| RECORDS TO PROCESS |
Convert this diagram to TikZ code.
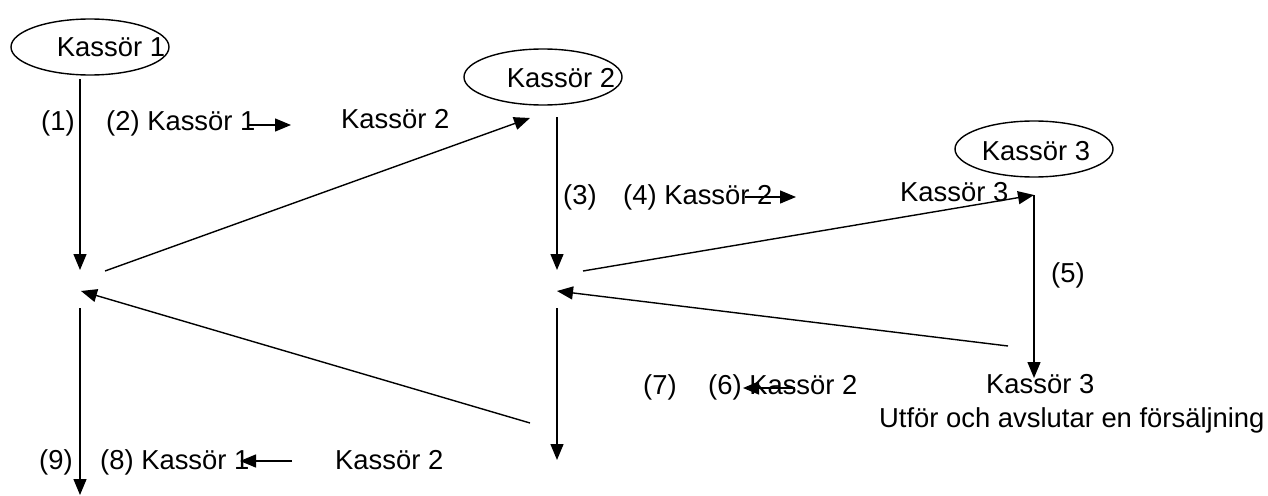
\documentclass[tikz,border=0pt]{standalone}
\usepackage{fontspec}
\setmainfont{Liberation Sans}
\usetikzlibrary{arrows.meta,shapes.geometric}
\begin{document}
\begin{tikzpicture}[x=1pt,y=-1pt,
  font=\fontsize{27.4}{32}\selectfont,
  conn/.style={line width=1.4pt,-{Triangle[length=16pt,width=13pt]}},
  lbl/.style={anchor=base west,inner sep=0pt},
  ctext/.style={inner sep=0pt},
  actor/.style={draw,ellipse,line width=1.4pt,minimum width=158pt,minimum height=56pt,inner sep=0pt}]
\useasboundingbox (0,0) rectangle (1268,495);
% actors
\node[actor] (e1) at (90,47) {};
\node[ctext] (t1) at (111,47) {Kassör 1};
\node[actor] (e2) at (543,77) {};
\node[ctext] (t2) at (561,78) {Kassör 2};
\node[actor] (e3) at (1034,149) {};
\node[ctext] (t3) at (1036,151) {Kassör 3};
% lifeline points
\coordinate (a1) at (80,79);   \coordinate (a2) at (80,270);
\coordinate (a3) at (80,308);  \coordinate (a4) at (80,495);
\coordinate (b1) at (557,117); \coordinate (b2) at (557,270);
\coordinate (b3) at (557,308); \coordinate (b4) at (557,460);
\coordinate (c1) at (1034,195);\coordinate (c2) at (1034,378);
\coordinate (d1s) at (105,271); \coordinate (d1e) at (530,118);
\coordinate (d2s) at (583,271); \coordinate (d2e) at (1034,195);
\coordinate (d3s) at (1008,346);\coordinate (d3e) at (557,291);
\coordinate (d4s) at (530,423); \coordinate (d4e) at (81,291);
% connectors
\draw[conn] (a1) -- (a2);
\draw[conn] (a3) -- (a4);
\draw[conn] (b1) -- (b2);
\draw[conn] (b3) -- (b4);
\draw[conn] (c1) -- (c2);
\draw[conn] (d1s) -- (d1e);
\draw[conn] (d2s) -- (d2e);
\draw[conn] (d3s) -- (d3e);
\draw[conn] (d4s) -- (d4e);
% labels row 1
\node[lbl] (l1) at (41,130) {(1)};
\node[lbl] (l2) at (106,130) {(2) Kassör 1};
\coordinate (s1a) at (247,125); \coordinate (s1b) at (291,125);
\draw[conn] (s1a) -- (s1b);
\node[lbl] (l2b) at (341,128) {Kassör 2};
% row 2
\node[lbl] (l3) at (563,204) {(3)};
\node[lbl] (l4) at (623,204) {(4) Kassör 2};
\coordinate (s2a) at (745,197); \coordinate (s2b) at (796,197);
\draw[conn] (s2a) -- (s2b);
\node[lbl] (l4b) at (900,201) {Kassör 3};
% (5)
\node[lbl] (l5) at (1051,282) {(5)};
% row 3
\node[lbl] (l7) at (643,394) {(7)};
\node[lbl] (l6) at (708,394) {(6) Kassör 2};
\coordinate (s3a) at (795,388); \coordinate (s3b) at (743,388);
\draw[conn] (s3a) -- (s3b);
\node[lbl] (l6b) at (986,393) {Kassör 3};
\node[lbl] (l6c) at (879,427) {Utför och avslutar en försäljning};
% row 4
\node[lbl] (l9) at (39,469) {(9)};
\node[lbl] (l8) at (100,469) {(8) Kassör 1};
\coordinate (s4a) at (292,461); \coordinate (s4b) at (240,461);
\draw[conn] (s4a) -- (s4b);
\node[lbl] (l8b) at (335,469) {Kassör 2};
\end{tikzpicture}
\end{document}
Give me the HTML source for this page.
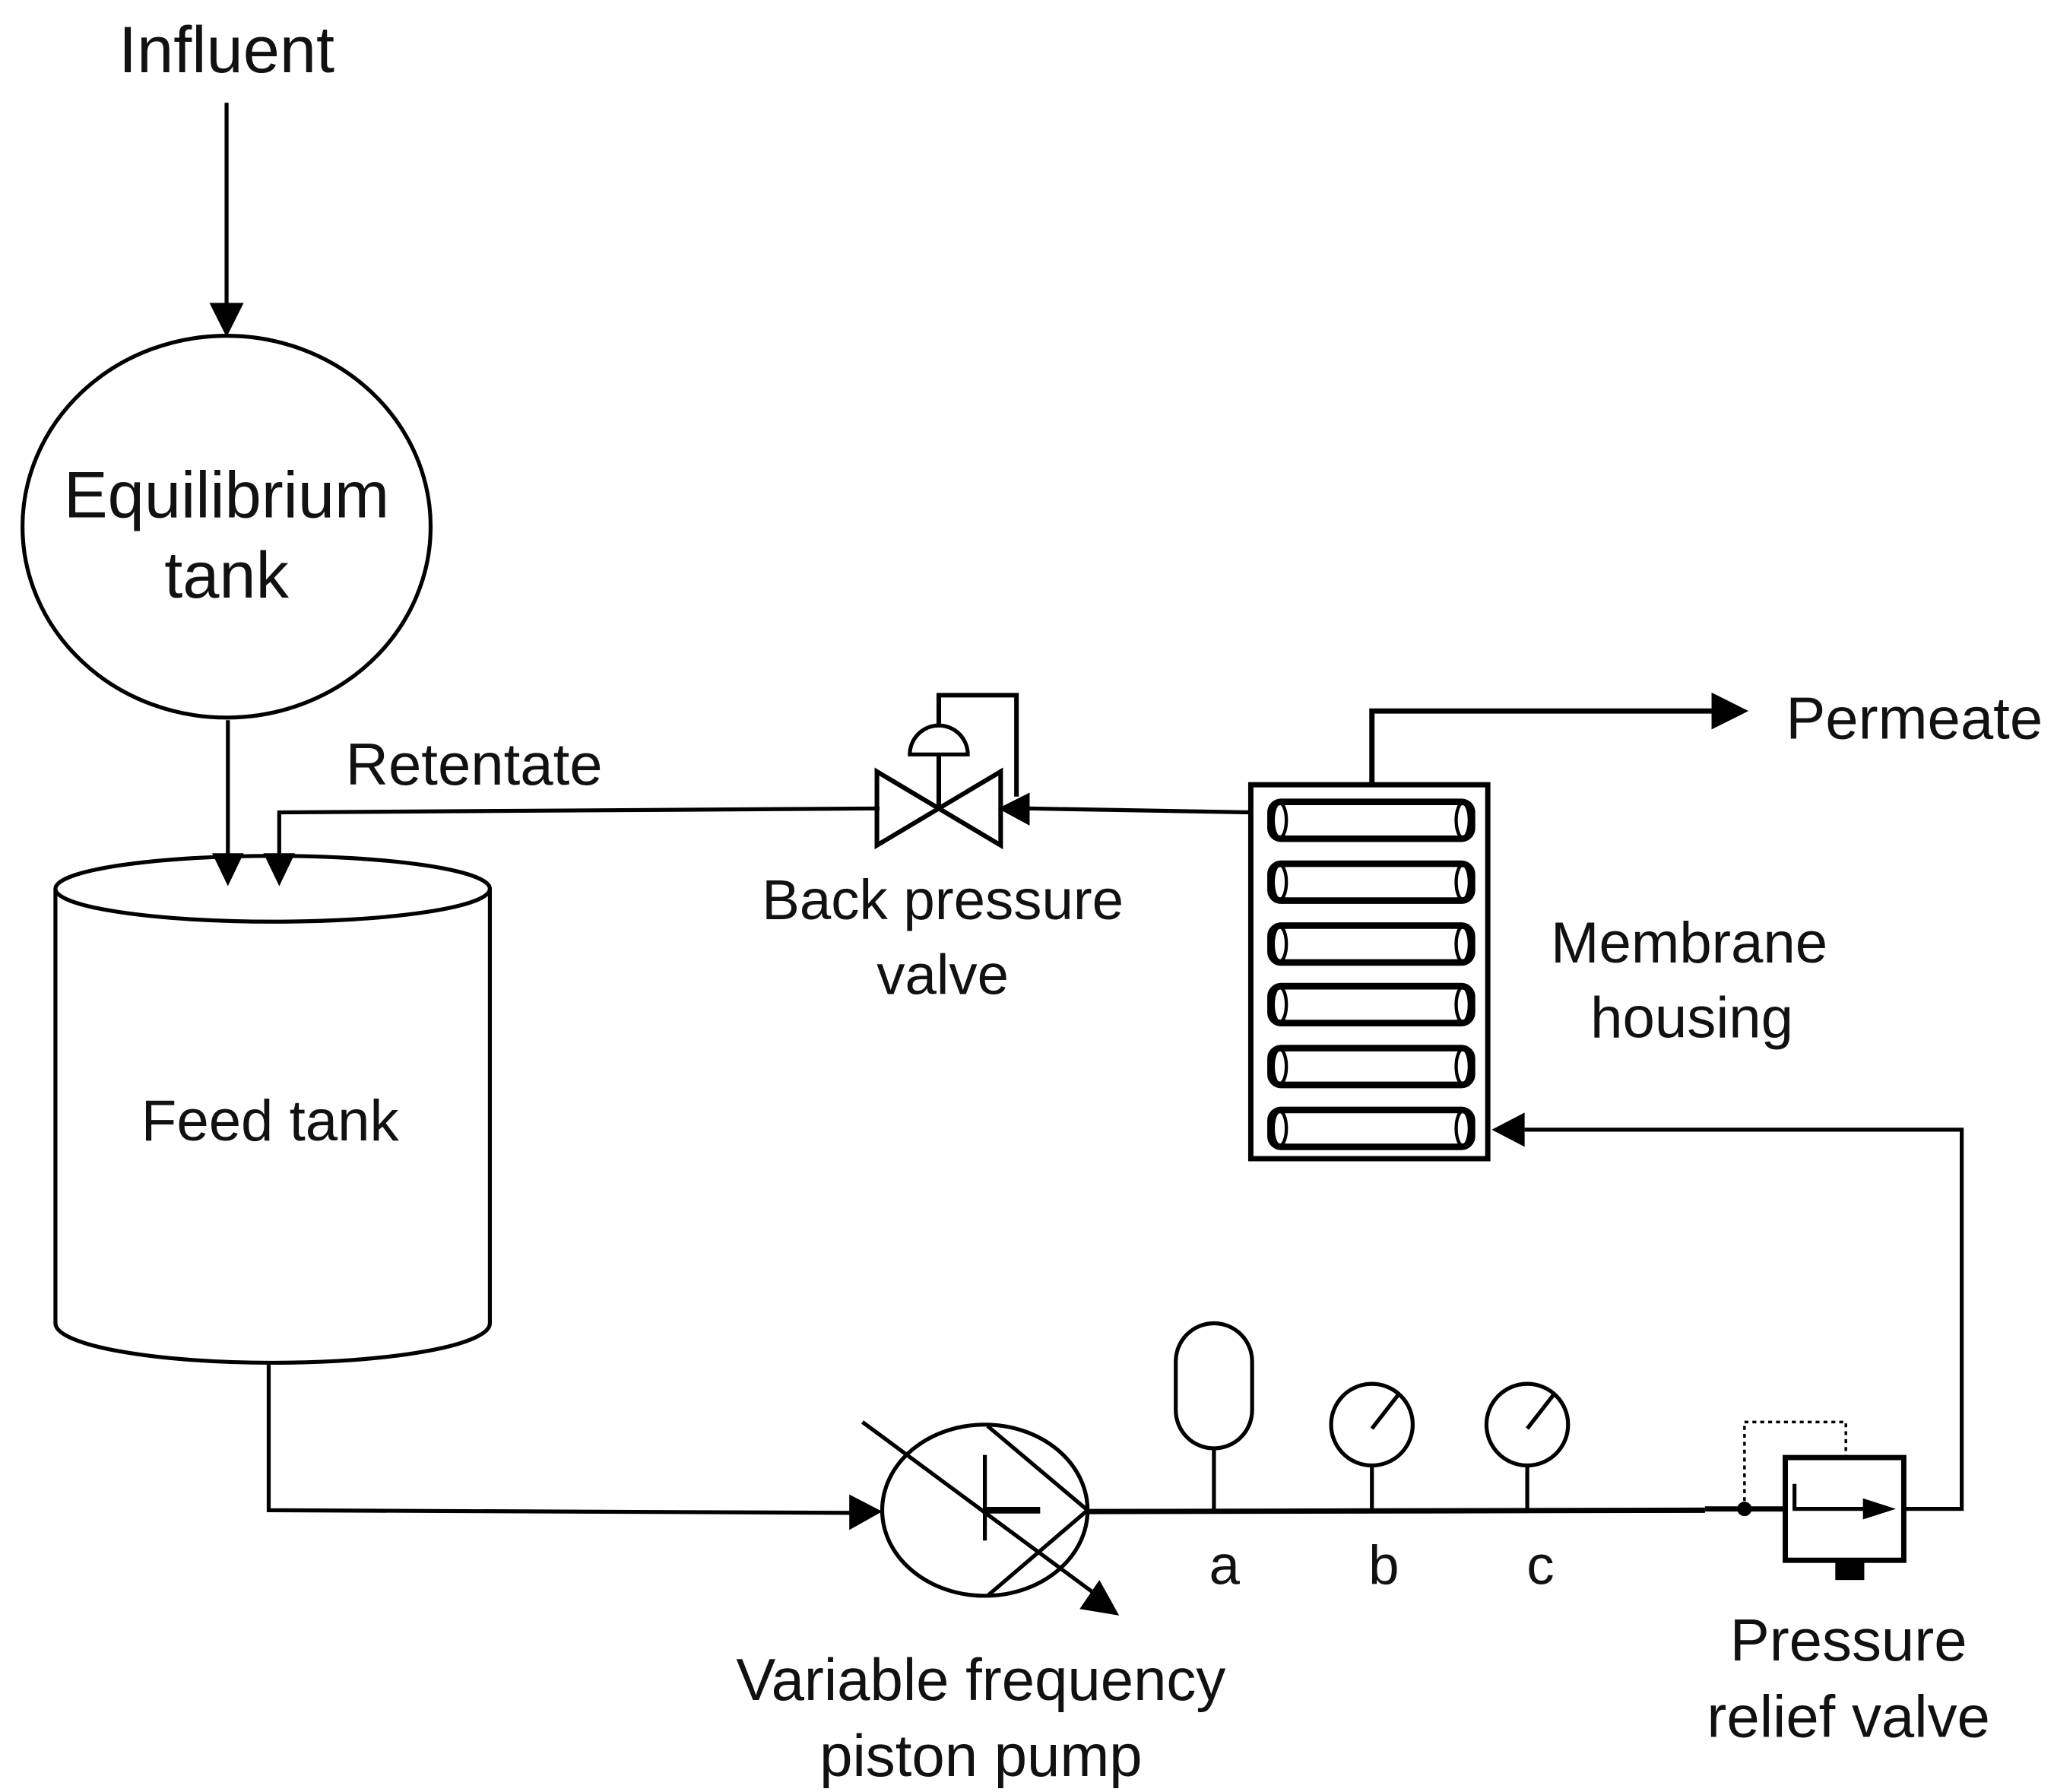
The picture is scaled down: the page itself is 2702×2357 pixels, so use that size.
<!DOCTYPE html>
<html><head><meta charset="utf-8"><style>
html,body{margin:0;padding:0;background:#fff;}
svg{display:block;}
text{font-family:"Liberation Sans",sans-serif;fill:#111;}
</style></head><body>
<svg width="2702" height="2357" viewBox="0 0 1560 1361" xmlns="http://www.w3.org/2000/svg">
<g stroke="#000" fill="none" stroke-width="3">
<line x1="172" y1="78" x2="172" y2="232"/>
<polygon points="159,230 185,230 172,256" fill="#000" stroke="none"/>
<ellipse cx="172" cy="400" rx="155" ry="145"/>
<line x1="173" y1="547" x2="173" y2="650"/>
<polygon points="161,648 185,648 173,673" fill="#000" stroke="none"/>
<polyline points="668,614 212,617 212,650"/>
<polygon points="200,648 224,648 212,673" fill="#000" stroke="none"/>
<ellipse cx="207" cy="675" rx="165" ry="25"/>
<path d="M42,675 V1005 A165,30 0 0 0 372,1005 V675"/>
<polyline points="204,1036 204,1147 648,1149"/>
<polygon points="645,1135 645,1162 670,1148" fill="#000" stroke="none"/>
<ellipse cx="748" cy="1147" rx="78" ry="65"/>
<line x1="748" y1="1105" x2="748" y2="1170"/>
<line x1="748" y1="1147" x2="790" y2="1147" stroke-width="5"/>
<polyline points="750,1083 826,1147 750,1212"/>
<line x1="655" y1="1080" x2="835" y2="1213"/>
<polygon points="850,1227 820,1222 835,1200" fill="#000" stroke="none"/>
<line x1="826" y1="1148" x2="1295" y2="1147" stroke-width="4"/>
<rect x="893" y="1005" width="58" height="95" rx="29"/>
<line x1="922" y1="1100" x2="922" y2="1147"/>
<circle cx="1042" cy="1082" r="31"/>
<line x1="1042" y1="1113" x2="1042" y2="1147"/>
<line x1="1042" y1="1085" x2="1063" y2="1058"/>
<circle cx="1160" cy="1082" r="31"/>
<line x1="1160" y1="1113" x2="1160" y2="1147"/>
<line x1="1160" y1="1085" x2="1181" y2="1058"/>
<line x1="1295" y1="1146" x2="1355" y2="1146" stroke-width="4"/>
<circle cx="1325" cy="1146" r="4" fill="#000"/>
<polyline points="1325,1146 1325,1080 1402,1080 1402,1107" stroke-width="2" stroke-dasharray="3,3"/>
<rect x="1356" y="1107" width="90" height="78" stroke-width="4"/>
<polyline points="1363,1127 1363,1146 1420,1146"/>
<polygon points="1415,1138 1415,1154 1440,1146" fill="#000" stroke="none"/>
<rect x="1394" y="1185" width="22" height="15" fill="#000" stroke="none"/>
<polyline points="1446,1146 1490,1146 1490,858 1158,858"/>
<polygon points="1158,845 1158,871 1133,858" fill="#000" stroke="none"/>
<rect x="950" y="596" width="180" height="284" stroke-width="4"/>
<g stroke-width="5">
<rect x="965" y="609" width="153" height="28" rx="8"/>
<rect x="965" y="656" width="153" height="28" rx="8"/>
<rect x="965" y="703" width="153" height="28" rx="8"/>
<rect x="965" y="749" width="153" height="28" rx="8"/>
<rect x="965" y="796" width="153" height="28" rx="8"/>
<rect x="965" y="843" width="153" height="28" rx="8"/>
</g>
<g stroke-width="2.5">
<ellipse cx="972" cy="623" rx="5" ry="13"/><ellipse cx="1111" cy="623" rx="5" ry="13"/>
<ellipse cx="972" cy="670" rx="5" ry="13"/><ellipse cx="1111" cy="670" rx="5" ry="13"/>
<ellipse cx="972" cy="717" rx="5" ry="13"/><ellipse cx="1111" cy="717" rx="5" ry="13"/>
<ellipse cx="972" cy="763" rx="5" ry="13"/><ellipse cx="1111" cy="763" rx="5" ry="13"/>
<ellipse cx="972" cy="810" rx="5" ry="13"/><ellipse cx="1111" cy="810" rx="5" ry="13"/>
<ellipse cx="972" cy="857" rx="5" ry="13"/><ellipse cx="1111" cy="857" rx="5" ry="13"/>
</g>
<polyline points="1042,596 1042,540 1302,540" stroke-width="4"/>
<polygon points="1300,526 1300,554 1328,540" fill="#000" stroke="none"/>
<line x1="950" y1="617" x2="780" y2="614"/>
<polygon points="782,602 782,627 758,614" fill="#000" stroke="none"/>
<polygon points="666,586 760,642 760,586 666,642" stroke-width="3.5"/>
<line x1="713" y1="614" x2="713" y2="573" stroke-width="3.5"/>
<path d="M691,573 A22,22 0 0 1 735,573 Z" stroke-width="3"/>
<polyline points="713,551 713,528 772,528 772,605" stroke-width="3.5"/>
</g>
<text x="172" y="55" text-anchor="middle" font-size="50">Influent</text>
<text x="172" y="393" text-anchor="middle" font-size="50">Equilibrium</text>
<text x="172" y="454" text-anchor="middle" font-size="50">tank</text>
<text x="360" y="596" text-anchor="middle" font-size="45">Retentate</text>
<text x="205" y="866" text-anchor="middle" font-size="44">Feed tank</text>
<text x="716" y="698" text-anchor="middle" font-size="43">Back pressure</text>
<text x="716" y="755" text-anchor="middle" font-size="43">valve</text>
<text x="1283" y="731" text-anchor="middle" font-size="44">Membrane</text>
<text x="1285" y="788" text-anchor="middle" font-size="44">housing</text>
<text x="1454" y="561" text-anchor="middle" font-size="45">Permeate</text>
<text x="745" y="1291" text-anchor="middle" font-size="45">Variable frequency</text>
<text x="745" y="1349" text-anchor="middle" font-size="45">piston pump</text>
<text x="1404" y="1261" text-anchor="middle" font-size="45">Pressure</text>
<text x="1404" y="1319" text-anchor="middle" font-size="45">relief valve</text>
<text x="930" y="1203" text-anchor="middle" font-size="42">a</text>
<text x="1051" y="1203" text-anchor="middle" font-size="42">b</text>
<text x="1170" y="1203" text-anchor="middle" font-size="42">c</text>
</svg>
</body></html>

| WRITTEN PROBLEM |
Of all the lines in the material above, how many contain the word "page"? Give only the count.

| WRITTEN RESPONSE |
2